**Data extract**
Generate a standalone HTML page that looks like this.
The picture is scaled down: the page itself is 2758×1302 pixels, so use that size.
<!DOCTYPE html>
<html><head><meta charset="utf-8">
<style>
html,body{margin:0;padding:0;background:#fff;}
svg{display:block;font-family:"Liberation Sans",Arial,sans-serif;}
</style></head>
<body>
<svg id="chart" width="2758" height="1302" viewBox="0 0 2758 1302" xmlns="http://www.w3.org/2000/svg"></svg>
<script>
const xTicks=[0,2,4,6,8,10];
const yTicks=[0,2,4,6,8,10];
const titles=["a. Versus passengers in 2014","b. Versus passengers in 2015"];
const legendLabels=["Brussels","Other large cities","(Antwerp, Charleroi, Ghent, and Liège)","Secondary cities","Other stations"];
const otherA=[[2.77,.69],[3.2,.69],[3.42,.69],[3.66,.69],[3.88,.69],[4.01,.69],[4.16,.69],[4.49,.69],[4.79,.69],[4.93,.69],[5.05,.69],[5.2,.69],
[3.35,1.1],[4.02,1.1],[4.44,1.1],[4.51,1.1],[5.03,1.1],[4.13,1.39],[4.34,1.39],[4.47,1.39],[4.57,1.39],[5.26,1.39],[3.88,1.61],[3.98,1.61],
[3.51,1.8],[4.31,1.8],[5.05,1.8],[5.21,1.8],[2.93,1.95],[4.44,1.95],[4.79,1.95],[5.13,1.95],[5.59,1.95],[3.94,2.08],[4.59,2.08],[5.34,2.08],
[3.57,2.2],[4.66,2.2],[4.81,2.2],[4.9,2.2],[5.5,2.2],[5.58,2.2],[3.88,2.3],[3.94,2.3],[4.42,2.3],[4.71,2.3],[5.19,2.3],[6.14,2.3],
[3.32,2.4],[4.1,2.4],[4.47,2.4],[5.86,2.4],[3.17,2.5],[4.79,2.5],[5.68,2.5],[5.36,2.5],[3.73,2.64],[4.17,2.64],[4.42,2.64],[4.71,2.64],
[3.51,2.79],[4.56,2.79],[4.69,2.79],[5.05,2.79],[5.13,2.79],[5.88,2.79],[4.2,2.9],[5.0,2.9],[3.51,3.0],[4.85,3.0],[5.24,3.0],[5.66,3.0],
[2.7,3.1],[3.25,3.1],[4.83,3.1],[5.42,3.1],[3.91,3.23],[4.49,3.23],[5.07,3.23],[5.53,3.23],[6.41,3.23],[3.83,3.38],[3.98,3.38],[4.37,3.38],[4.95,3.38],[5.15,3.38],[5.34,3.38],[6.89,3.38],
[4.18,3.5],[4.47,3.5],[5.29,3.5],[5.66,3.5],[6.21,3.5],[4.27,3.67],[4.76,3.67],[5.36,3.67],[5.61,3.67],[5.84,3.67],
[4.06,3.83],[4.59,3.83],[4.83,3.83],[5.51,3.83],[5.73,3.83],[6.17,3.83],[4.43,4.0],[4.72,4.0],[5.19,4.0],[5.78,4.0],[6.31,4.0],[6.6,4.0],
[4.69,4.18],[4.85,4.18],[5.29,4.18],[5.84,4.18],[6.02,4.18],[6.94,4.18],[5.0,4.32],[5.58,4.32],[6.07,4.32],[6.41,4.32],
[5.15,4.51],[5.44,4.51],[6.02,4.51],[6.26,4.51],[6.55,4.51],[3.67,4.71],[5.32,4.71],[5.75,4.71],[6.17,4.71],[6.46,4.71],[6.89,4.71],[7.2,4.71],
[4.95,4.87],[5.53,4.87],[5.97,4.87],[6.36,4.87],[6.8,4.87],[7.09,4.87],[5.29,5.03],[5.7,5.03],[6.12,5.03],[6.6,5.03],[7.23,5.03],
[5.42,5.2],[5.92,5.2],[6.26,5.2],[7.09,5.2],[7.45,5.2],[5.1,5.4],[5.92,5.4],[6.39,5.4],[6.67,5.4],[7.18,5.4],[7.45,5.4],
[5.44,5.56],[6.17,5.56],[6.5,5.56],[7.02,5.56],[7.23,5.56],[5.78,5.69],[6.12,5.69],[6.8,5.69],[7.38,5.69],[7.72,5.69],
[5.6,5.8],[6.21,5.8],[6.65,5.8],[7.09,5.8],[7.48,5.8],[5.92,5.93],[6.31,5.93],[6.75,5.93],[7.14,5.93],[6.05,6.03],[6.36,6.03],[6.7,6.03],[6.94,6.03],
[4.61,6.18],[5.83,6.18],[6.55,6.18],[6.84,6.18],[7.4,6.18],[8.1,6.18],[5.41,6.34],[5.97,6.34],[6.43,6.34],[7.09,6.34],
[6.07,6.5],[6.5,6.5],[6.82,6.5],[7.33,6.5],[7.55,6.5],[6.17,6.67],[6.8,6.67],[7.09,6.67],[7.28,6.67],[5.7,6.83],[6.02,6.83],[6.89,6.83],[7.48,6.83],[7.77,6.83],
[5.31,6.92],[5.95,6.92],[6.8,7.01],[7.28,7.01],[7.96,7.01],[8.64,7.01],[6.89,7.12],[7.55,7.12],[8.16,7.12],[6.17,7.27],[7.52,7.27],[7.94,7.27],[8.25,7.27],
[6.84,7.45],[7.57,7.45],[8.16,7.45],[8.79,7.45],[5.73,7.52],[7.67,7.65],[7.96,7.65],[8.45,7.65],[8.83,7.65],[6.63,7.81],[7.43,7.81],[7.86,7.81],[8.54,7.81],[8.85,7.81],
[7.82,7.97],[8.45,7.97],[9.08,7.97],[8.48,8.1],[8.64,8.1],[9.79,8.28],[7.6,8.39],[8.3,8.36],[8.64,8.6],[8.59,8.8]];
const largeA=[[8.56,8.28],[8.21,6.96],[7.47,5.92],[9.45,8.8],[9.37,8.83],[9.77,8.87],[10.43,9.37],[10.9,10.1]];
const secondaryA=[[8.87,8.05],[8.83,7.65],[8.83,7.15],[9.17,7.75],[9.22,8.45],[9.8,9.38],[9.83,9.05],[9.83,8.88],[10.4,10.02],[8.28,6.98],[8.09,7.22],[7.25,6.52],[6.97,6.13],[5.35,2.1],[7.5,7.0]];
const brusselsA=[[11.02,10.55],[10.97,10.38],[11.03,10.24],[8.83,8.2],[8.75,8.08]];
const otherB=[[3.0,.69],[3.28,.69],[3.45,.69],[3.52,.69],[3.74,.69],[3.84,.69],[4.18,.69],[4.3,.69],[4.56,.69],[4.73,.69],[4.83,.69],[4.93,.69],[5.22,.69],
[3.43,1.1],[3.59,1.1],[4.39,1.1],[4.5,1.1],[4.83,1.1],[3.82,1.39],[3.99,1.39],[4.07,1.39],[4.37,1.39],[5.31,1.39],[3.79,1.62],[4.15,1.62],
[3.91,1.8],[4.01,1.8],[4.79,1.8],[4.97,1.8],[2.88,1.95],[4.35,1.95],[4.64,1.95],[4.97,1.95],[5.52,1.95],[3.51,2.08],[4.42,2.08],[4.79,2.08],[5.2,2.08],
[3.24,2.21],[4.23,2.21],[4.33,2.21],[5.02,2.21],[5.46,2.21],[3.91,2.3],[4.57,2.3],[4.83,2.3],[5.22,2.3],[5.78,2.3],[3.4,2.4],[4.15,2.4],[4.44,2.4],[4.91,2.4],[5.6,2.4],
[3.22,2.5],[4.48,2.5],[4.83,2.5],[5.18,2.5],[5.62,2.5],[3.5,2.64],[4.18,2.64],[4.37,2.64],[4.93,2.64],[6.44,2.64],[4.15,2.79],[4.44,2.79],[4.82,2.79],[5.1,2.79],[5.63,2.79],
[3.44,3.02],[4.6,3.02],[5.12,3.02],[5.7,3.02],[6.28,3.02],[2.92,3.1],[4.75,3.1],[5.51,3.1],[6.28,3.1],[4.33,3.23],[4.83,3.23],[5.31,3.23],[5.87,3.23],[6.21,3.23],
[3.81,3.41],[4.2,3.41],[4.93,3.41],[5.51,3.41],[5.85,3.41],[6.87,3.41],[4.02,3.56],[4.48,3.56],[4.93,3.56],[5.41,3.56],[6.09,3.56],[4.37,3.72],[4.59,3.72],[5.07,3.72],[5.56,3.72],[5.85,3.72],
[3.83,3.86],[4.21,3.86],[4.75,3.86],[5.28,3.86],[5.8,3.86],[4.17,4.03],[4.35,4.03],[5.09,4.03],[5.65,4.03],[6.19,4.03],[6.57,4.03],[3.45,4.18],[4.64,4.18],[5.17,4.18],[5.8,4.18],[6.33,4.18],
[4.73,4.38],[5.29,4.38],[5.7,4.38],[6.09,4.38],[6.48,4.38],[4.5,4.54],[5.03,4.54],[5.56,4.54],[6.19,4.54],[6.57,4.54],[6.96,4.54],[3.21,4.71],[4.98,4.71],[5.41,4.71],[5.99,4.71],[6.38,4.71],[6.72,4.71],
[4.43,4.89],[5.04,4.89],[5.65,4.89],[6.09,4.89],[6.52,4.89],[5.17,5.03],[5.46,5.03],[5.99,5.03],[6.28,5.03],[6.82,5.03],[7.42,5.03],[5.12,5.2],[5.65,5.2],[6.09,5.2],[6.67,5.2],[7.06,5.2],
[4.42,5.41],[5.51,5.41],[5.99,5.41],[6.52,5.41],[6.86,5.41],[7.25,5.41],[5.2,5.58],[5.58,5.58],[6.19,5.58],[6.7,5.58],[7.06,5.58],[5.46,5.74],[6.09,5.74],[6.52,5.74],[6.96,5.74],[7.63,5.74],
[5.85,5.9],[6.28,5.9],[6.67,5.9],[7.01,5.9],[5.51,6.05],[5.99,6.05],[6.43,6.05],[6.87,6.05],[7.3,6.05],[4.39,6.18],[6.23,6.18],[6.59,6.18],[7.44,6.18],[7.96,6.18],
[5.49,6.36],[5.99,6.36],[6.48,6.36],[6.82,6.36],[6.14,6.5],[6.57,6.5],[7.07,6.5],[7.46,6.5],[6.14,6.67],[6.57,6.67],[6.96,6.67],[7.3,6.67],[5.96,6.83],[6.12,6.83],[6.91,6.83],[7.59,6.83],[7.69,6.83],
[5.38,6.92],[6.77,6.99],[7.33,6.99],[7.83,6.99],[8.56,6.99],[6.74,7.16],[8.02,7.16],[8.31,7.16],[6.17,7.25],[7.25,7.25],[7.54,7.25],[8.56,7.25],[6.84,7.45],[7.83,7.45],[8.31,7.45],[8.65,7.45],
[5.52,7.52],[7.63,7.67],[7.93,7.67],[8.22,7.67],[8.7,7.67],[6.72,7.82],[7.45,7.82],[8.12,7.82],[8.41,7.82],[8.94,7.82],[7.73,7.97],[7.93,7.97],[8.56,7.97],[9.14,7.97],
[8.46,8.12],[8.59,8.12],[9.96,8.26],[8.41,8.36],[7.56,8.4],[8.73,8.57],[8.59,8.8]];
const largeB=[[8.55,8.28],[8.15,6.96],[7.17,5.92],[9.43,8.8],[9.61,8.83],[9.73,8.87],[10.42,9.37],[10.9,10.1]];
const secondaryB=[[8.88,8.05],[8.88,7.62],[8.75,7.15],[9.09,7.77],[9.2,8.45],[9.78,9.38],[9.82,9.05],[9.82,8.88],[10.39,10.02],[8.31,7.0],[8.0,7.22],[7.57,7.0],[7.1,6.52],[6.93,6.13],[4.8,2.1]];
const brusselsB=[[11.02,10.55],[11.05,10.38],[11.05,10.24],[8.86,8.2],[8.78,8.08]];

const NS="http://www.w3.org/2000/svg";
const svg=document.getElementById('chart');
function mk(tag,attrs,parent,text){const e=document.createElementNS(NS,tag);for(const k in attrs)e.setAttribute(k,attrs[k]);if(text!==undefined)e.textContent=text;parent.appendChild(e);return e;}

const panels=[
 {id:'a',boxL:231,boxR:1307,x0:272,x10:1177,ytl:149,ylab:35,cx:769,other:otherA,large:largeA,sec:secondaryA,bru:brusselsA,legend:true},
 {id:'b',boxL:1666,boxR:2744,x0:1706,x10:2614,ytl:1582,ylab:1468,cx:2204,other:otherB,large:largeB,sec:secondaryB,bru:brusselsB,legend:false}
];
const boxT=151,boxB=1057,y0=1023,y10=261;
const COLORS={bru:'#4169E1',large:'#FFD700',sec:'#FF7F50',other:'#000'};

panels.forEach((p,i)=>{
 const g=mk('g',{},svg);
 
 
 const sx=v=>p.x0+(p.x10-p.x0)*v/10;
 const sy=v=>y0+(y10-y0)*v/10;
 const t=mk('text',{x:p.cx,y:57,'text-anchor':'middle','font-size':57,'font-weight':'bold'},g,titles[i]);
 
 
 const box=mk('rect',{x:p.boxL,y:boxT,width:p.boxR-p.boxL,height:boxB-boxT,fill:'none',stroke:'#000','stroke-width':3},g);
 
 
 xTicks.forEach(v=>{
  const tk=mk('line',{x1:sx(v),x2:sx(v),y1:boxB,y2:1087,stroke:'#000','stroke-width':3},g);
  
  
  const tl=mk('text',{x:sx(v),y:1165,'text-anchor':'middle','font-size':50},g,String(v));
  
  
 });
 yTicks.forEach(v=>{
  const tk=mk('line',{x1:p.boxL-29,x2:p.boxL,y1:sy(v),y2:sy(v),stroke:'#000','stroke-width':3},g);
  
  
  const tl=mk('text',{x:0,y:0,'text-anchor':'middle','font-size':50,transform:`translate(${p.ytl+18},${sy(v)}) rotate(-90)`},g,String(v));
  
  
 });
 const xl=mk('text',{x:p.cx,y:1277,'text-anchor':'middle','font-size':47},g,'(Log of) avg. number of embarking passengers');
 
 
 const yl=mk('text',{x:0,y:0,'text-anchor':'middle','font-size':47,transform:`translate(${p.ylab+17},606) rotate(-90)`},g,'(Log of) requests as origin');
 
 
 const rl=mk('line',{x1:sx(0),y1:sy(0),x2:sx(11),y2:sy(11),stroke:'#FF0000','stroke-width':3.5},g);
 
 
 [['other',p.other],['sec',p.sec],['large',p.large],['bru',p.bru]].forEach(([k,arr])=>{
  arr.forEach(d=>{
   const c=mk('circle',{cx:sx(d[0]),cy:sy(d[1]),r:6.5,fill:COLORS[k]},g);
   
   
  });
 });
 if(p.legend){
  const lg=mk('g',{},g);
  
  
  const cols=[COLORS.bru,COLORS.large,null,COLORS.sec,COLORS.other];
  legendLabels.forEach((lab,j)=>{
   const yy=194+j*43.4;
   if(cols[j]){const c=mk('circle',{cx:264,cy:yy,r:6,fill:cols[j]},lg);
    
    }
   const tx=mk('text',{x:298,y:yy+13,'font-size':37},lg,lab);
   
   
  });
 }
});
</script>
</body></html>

**Problem statement**
Show every line of the listing in which the string "that" can be found.

**Exercise output**
Generate a standalone HTML page that looks like this.
The picture is scaled down: the page itself is 2758×1302 pixels, so use that size.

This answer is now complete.